Ferdinand, o personagem de Pierrot le Fou, de Godard, ao fugir com Marianne—antecipando Bonnie & Clyde anos antes de Arthur Penn e abandonando a vida de luxo para viver dromomaniacamente—sentencia para sua amante: a literatura deve ter primazia sobre a música. A cada dez livros, você pode escolher cinco discos.
Na verdade, o filme é uma ode à poesia em movimento, um beijo na boca da cultura, um afago nos cabelos da arte, um brinde à juventude e aos espíritos livres.
E como Ferdinand, eu setencio: escrever tem primazia sobre a leitura. Mas a matéria-prima da escrita e do pensamento é a linguagem, enriquecida pelos livros. Então, um anda lado a lado com o outro.
A explosão do ponto final do texto—ou melhor, o instante em que clico para publicá-lo—se assemelha ao clímax, ao gol no futebol. Não digo que é um Deyverson roubando a bola de Andreas Pereira no Uruguai, nos instantes finais da Libertadores, e fazendo o gol da vitória—isso, sim, é melhor que um orgasmo. Mas a conclusão de um texto, o orgulho de vê-lo pronto, é como conseguir o orgasmo da parceira.

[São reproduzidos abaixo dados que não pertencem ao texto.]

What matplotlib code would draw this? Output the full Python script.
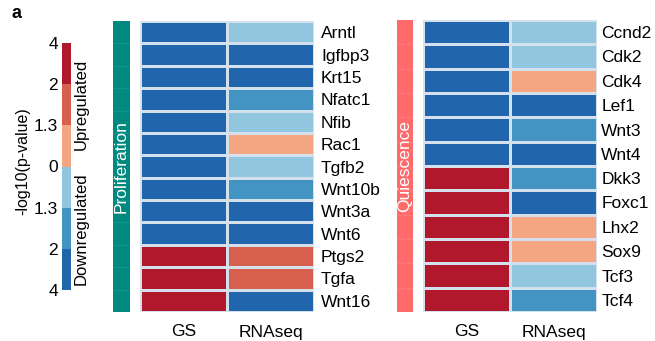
import numpy as np
import matplotlib
matplotlib.use("Agg")
from matplotlib import pyplot as plt
from matplotlib.colors import ListedColormap, BoundaryNorm

plt.rcParams['font.family'] = ['Liberation Sans', 'DejaVu Sans']

# levels: -3 strong down, -2 down, -1 weak down, 1 weak up, 2 up, 3 strong up
prolif_genes = ["Arntl", "Igfbp3", "Krt15", "Nfatc1", "Nfib", "Rac1", "Tgfb2",
                "Wnt10b", "Wnt3a", "Wnt6", "Ptgs2", "Tgfa", "Wnt16"]
prolif_gs = [-3, -3, -3, -3, -3, -3, -3, -3, -3, -3, 3, 3, 3]
prolif_rna = [-1, -3, -3, -2, -1, 1, -1, -2, -3, -3, 2, 2, -3]

quies_genes = ["Ccnd2", "Cdk2", "Cdk4", "Lef1", "Wnt3", "Wnt4", "Dkk3",
               "Foxc1", "Lhx2", "Sox9", "Tcf3", "Tcf4"]
quies_gs = [-3, -3, -3, -3, -3, -3, 3, 3, 3, 3, 3, 3]
quies_rna = [-1, -1, 1, -3, -2, -3, -2, -3, 1, 1, -1, -2]

columns = ["GS", "RNAseq"]
cbar_levels = [3, 2, 1, -1, -2, -3]
cbar_ticks = ["4", "2", "1.3", "0", "1.3", "2", "4"]

colors = ['#2166ac', '#4393c3', '#92c5de', '#f4a582', '#d6604d', '#b2182b']
cmap = ListedColormap(colors)
norm = BoundaryNorm([-3.5, -2.5, -1.5, 0, 1.5, 2.5, 3.5], cmap.N)

W, H = 655, 341
fig = plt.figure(figsize=(W / 100, H / 100), dpi=100)


def box(x0, y0, x1, y1):
    return [x0 / W, 1 - y1 / H, (x1 - x0) / W, (y1 - y0) / H]


def heatmap(rect, genes, gs, rna, pad):
    ax = fig.add_axes(rect)
    data = np.array([gs, rna]).T
    ax.pcolormesh(data, cmap=cmap, norm=norm, edgecolors='#d4e0ec', linewidth=1)
    ax.set_ylim(len(genes), 0)
    ax.set_xlim(0, 2)
    ax.yaxis.tick_right()
    ax.set_yticks(np.arange(len(genes)) + 0.5)
    ax.set_yticklabels(genes, fontsize=12.5)
    ax.set_xticks([0.5, 1.5])
    ax.set_xticklabels(columns, fontsize=12.5)
    ax.tick_params(length=0)
    ax.tick_params(axis='y', pad=pad)
    ax.tick_params(axis='x', pad=9)
    for s in ax.spines.values():
        s.set_visible(False)
    return ax


def side_bar(rect, color, label, n):
    ax = fig.add_axes(rect)
    ax.set_facecolor(color)
    for i in range(1, n):
        ax.axhline(i / n, color='white', alpha=0.08, lw=1)
    ax.set_xticks([])
    ax.set_yticks([])
    for s in ax.spines.values():
        s.set_visible(False)
    ax.text(0.5, 0.5, label, rotation=90, color='white', fontsize=12.5,
            ha='center', va='center', transform=ax.transAxes)


heatmap(box(140, 21, 314, 312), prolif_genes, prolif_gs, prolif_rna, 5)
heatmap(box(423, 20, 597, 312), quies_genes, quies_gs, quies_rna, 3)
side_bar(box(113, 21, 130, 312), '#00897e', 'Proliferation', len(prolif_genes))
side_bar(box(397, 20, 413, 312), '#ff6b6b', 'Quiescence', len(quies_genes))

# colour key
cax = fig.add_axes(box(62, 43, 71, 290))
cax.pcolormesh(np.array([cbar_levels]).T, cmap=cmap, norm=norm)
cax.set_ylim(len(cbar_levels), 0)
cax.set_xticks([])
cax.set_yticks(np.arange(len(cbar_ticks)))
cax.set_yticklabels(cbar_ticks, fontsize=12.5)
cax.tick_params(length=0, pad=3)
for s in cax.spines.values():
    s.set_visible(False)
cax.text(-4.4, 0.52, '-log10(p-value)', rotation=90, fontsize=11.5,
         ha='center', va='center', transform=cax.transAxes)
cax.text(2.15, 0.75, 'Upregulated', rotation=90, fontsize=12,
         ha='center', va='center', transform=cax.transAxes)
cax.text(2.15, 0.25, 'Downregulated', rotation=90, fontsize=12,
         ha='center', va='center', transform=cax.transAxes)

fig.text(12 / W, 1 - 14 / H, 'a', fontsize=13, fontweight='bold', va='center')

fig.savefig('out.png', dpi=100)
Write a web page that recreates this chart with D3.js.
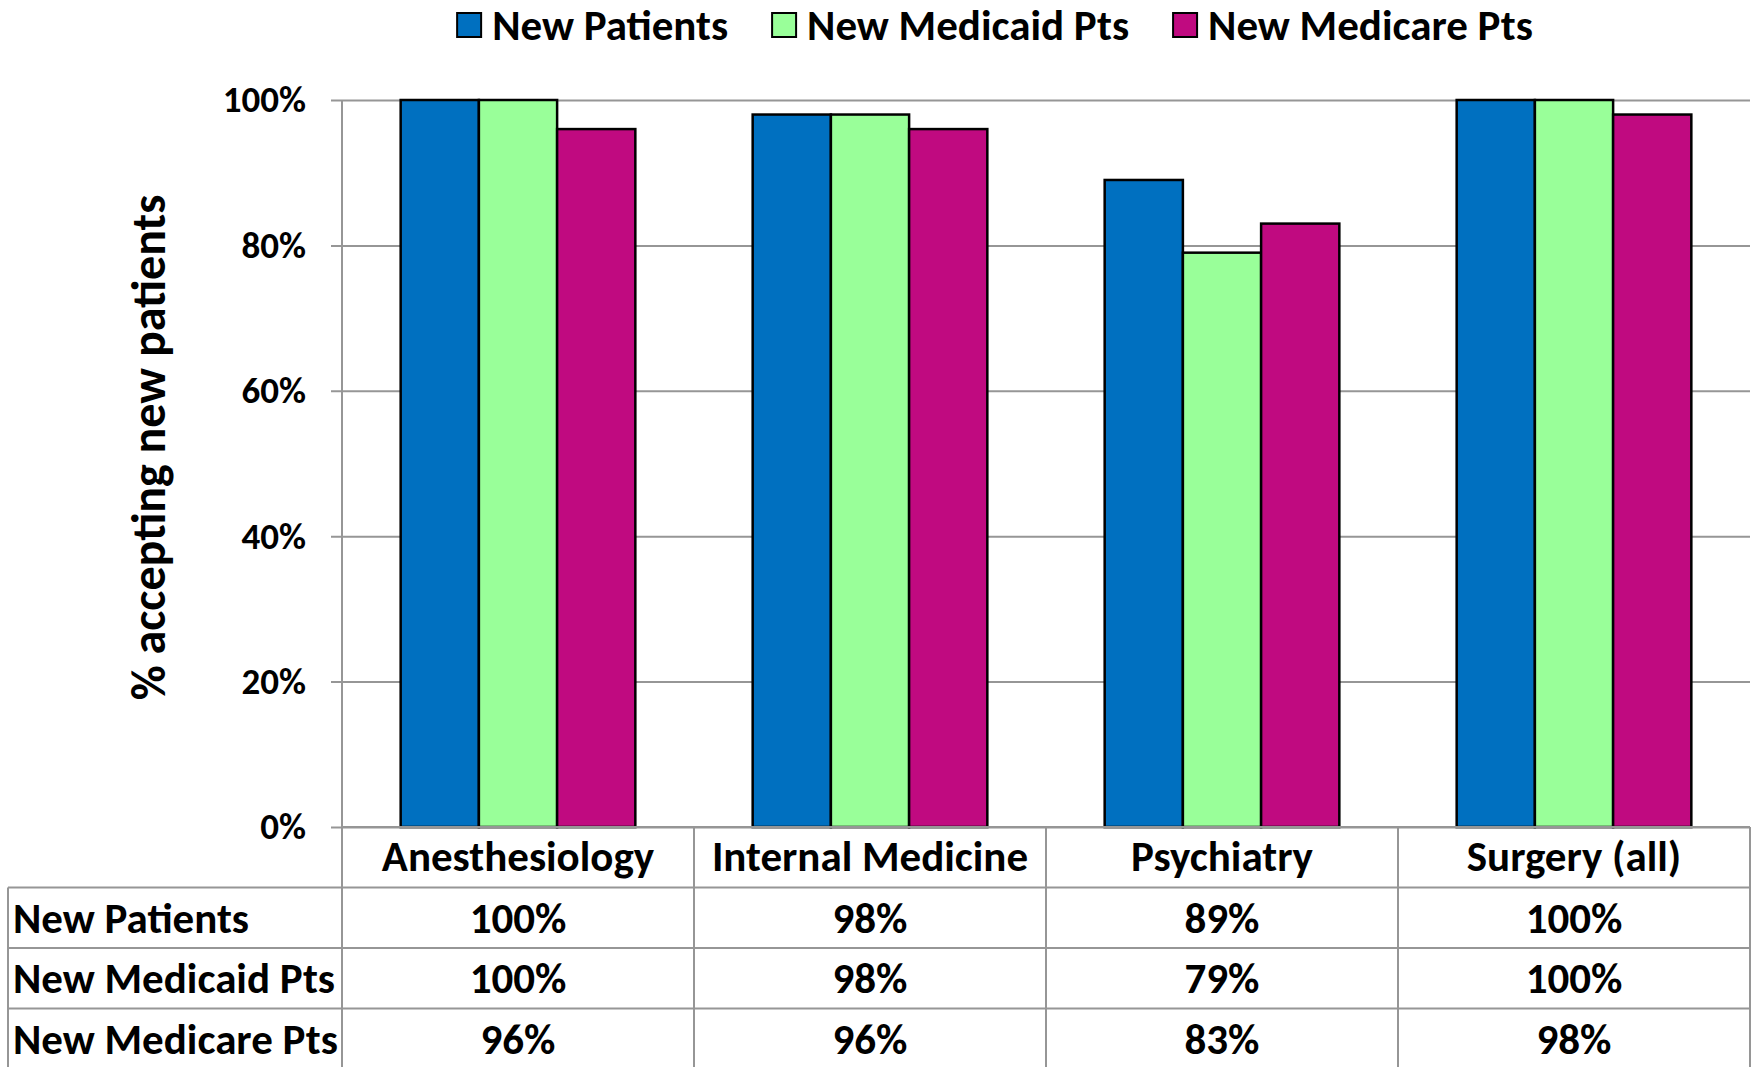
<html>
<style>
body { margin: 0; background: #fff; }
text { font-family: Carlito, Lato, "Open Sans", sans-serif; font-weight: bold; fill: #000; }
</style>
<body>
<script src="https://cdnjs.cloudflare.com/ajax/libs/d3/7.8.5/d3.min.js"></script>
<script>

var categories = ["Anesthesiology", "Internal Medicine", "Psychiatry", "Surgery (all)"];
var seriesNames = ["New Patients", "New Medicaid Pts", "New Medicare Pts"];
var newPatients = [100, 98, 89, 100];
var newMedicaid = [100, 98, 79, 100];
var newMedicare = [96, 96, 83, 98];
var yTicks = [0, 20, 40, 60, 80, 100];
var colors = ["#0070C0", "#99FF99", "#C00A80"];

var seriesValues = [newPatients, newMedicaid, newMedicare];

var width = 1762,
    height = 1067,
    plotLeft = 342,
    plotRight = 1750,
    plotTop = 100,
    plotBottom = 827,
    rowH = 60.5,
    fs = 43;

var svg = d3.select("body").append("svg")
    .attr("width", width)
    .attr("height", height);

var x = d3.scaleBand()
    .domain(categories)
    .range([plotLeft, plotRight]);

var bw = x.bandwidth();

var xs = d3.scaleBand()
    .domain(seriesNames)
    .range([bw / 6, bw * 5 / 6]);

var y = d3.scaleLinear()
    .domain([0, 100])
    .range([plotBottom, plotTop]);

// gridlines + y axis
var yAxis = d3.axisLeft(y)
    .tickValues(yTicks)
    .tickSize(-(plotRight - plotLeft))
    .tickPadding(36)
    .tickFormat(function(d) { return d + "%"; });

var ga = svg.append("g")
    .attr("transform", "translate(" + plotLeft + ",0)")
    .call(yAxis);
ga.select(".domain").remove();
ga.attr("font-family", null).attr("font-size", null);
ga.selectAll(".tick line")
    .attr("x1", -11)
    .attr("stroke", "#969696")
    .attr("stroke-width", 2);
ga.selectAll(".tick text")
    .style("font-size", "37px")
    .attr("dy", "0.32em");

svg.append("line")
    .attr("x1", plotLeft).attr("x2", plotLeft)
    .attr("y1", plotTop).attr("y2", height)
    .attr("stroke", "#969696")
    .attr("stroke-width", 2);

svg.append("text")
    .attr("transform", "translate(165," + ((plotTop + plotBottom) / 2 - 16) + ") rotate(-90)")
    .attr("text-anchor", "middle")
    .style("font-size", "48px")
    .text("% accepting new patients");

// bars
var groups = svg.selectAll("g.cat")
    .data(categories)
    .enter().append("g")
    .attr("class", "cat")
    .attr("transform", function(d) { return "translate(" + x(d) + ",0)"; });

groups.selectAll("rect")
    .data(function(d, i) {
      return seriesNames.map(function(s, j) { return { s: s, v: seriesValues[j][i], j: j }; });
    })
    .enter().append("rect")
    .attr("x", function(d) { return xs(d.s); })
    .attr("width", xs.bandwidth())
    .attr("y", function(d) { return y(d.v); })
    .attr("height", function(d) { return y(0) - y(d.v); })
    .attr("fill", function(d) { return colors[d.j]; })
    .attr("stroke", "#000")
    .attr("stroke-width", 2.5);

// data table
var tbl = svg.append("g");
var gridColor = "#969696";

tbl.append("line")
    .attr("x1", plotLeft).attr("x2", plotRight)
    .attr("y1", plotBottom).attr("y2", plotBottom)
    .attr("stroke", gridColor).attr("stroke-width", 2);
seriesNames.forEach(function(s, j) {
  tbl.append("line")
      .attr("x1", 8).attr("x2", plotRight)
      .attr("y1", plotBottom + rowH * (j + 1)).attr("y2", plotBottom + rowH * (j + 1))
      .attr("stroke", gridColor).attr("stroke-width", 2);
});
tbl.append("line")
    .attr("x1", 8).attr("x2", 8)
    .attr("y1", plotBottom + rowH).attr("y2", height)
    .attr("stroke", gridColor).attr("stroke-width", 2);
categories.forEach(function(c) {
  tbl.append("line")
      .attr("x1", x(c) + bw).attr("x2", x(c) + bw)
      .attr("y1", plotBottom).attr("y2", height)
      .attr("stroke", gridColor).attr("stroke-width", 2);
});

tbl.selectAll("text.cat")
    .data(categories)
    .enter().append("text")
    .attr("class", "cat")
    .attr("x", function(d) { return x(d) + bw / 2; })
    .attr("y", plotBottom + rowH / 2)
    .attr("dy", "0.33em")
    .attr("text-anchor", "middle")
    .style("font-size", fs + "px")
    .text(function(d) { return d; });

seriesNames.forEach(function(s, j) {
  var cy = plotBottom + rowH * (j + 1.5);
  tbl.append("text")
      .attr("x", 13)
      .attr("y", cy)
      .attr("dy", "0.35em")
      .style("font-size", fs + "px")
      .text(s);
  tbl.selectAll("text.v" + j)
      .data(seriesValues[j])
      .enter().append("text")
      .attr("class", "v" + j)
      .attr("x", function(d, i) { return x(categories[i]) + bw / 2; })
      .attr("y", cy)
      .attr("dy", "0.35em")
      .attr("text-anchor", "middle")
      .style("font-size", fs + "px")
      .text(function(d) { return d + "%"; });
});

// legend
var legend = svg.append("g");
var lx = 0;
seriesNames.forEach(function(s, j) {
  var item = legend.append("g").attr("transform", "translate(" + lx + ",0)");
  item.append("rect")
      .attr("x", 0).attr("y", -12)
      .attr("width", 24).attr("height", 24)
      .attr("fill", colors[j])
      .attr("stroke", "#000")
      .attr("stroke-width", 2);
  var t = item.append("text")
      .attr("x", 35)
      .attr("y", 0)
      .attr("dy", "0.35em")
      .style("font-size", fs + "px")
      .text(s);
  lx += 35 + t.node().getComputedTextLength() + 44;
});
var lw = lx - 44;
legend.attr("transform", "translate(" + (995 - lw / 2) + ",25)");

</script>
</body>
</html>
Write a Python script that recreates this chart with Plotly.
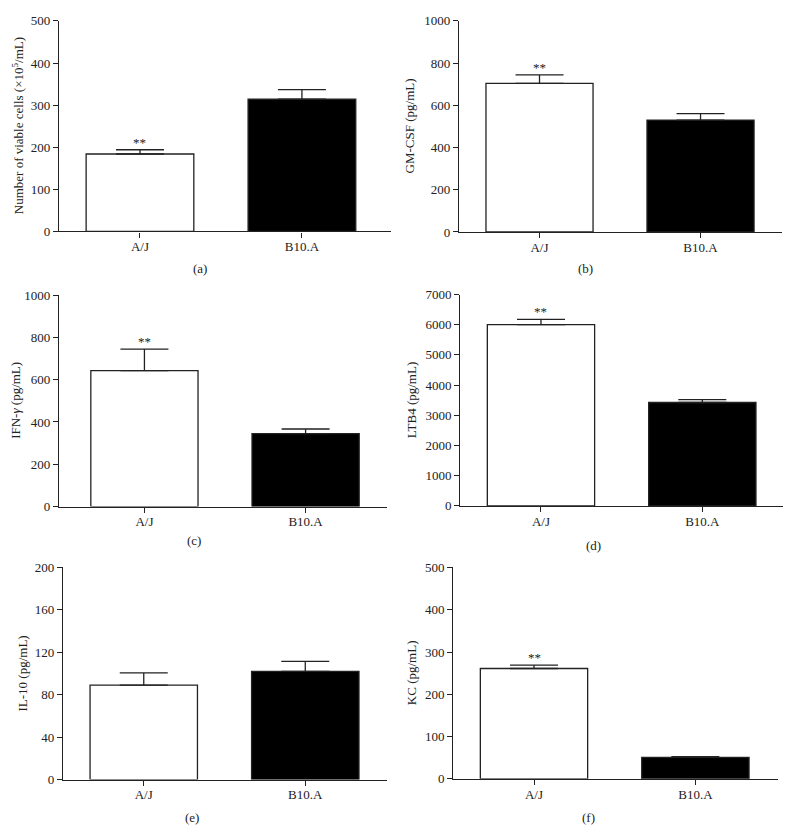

Se eu soubesse do prazer onanístico, solipsista e afrodisíaco da escrita, não teria gastado tanto dinheiro em cocaína. E quanto já não gastei… Se Deus tivesse distribuído todo o pó existente na história do mundo em partes iguais para os viventes atuais, eu já teria usado a minha parte faz tempo—e a sua também, digamos assim, em termos de quantidade. Já cheirei um apartamento em São Paulo e, talvez, um carro confortável, quase de luxo.
E escrever é mais saudável. É terapia. Mais eficaz, mais barata—não pago psicanalista. Exorcizo meus fantasmas, tiro os esqueletos do armário. Leminski dizia que, se houvesse um problema na sua psique que ele mesmo não resolvesse, não veria mal em procurar um médico da alma. Pois eu encontro esse médico na escrita! E escrever é o orgasmo da alma que transborda e quer jorrar. Tem gente que, ao escrever, só ejacula ódio e ressentimento—e, graças a Deus, são áridos, latifundiários de pensamento, não legam a ninguém sua pobreza, como Brás Cubas, que encerra suas Memórias Póstumas com a célebre frase: “Não tive filhos, não transmiti a nenhuma criatura o legado da nossa miséria.”
Eu, ao contrário, ejaculo fertilidade, engravidando meus leitores de conhecimento com meu conteúdo.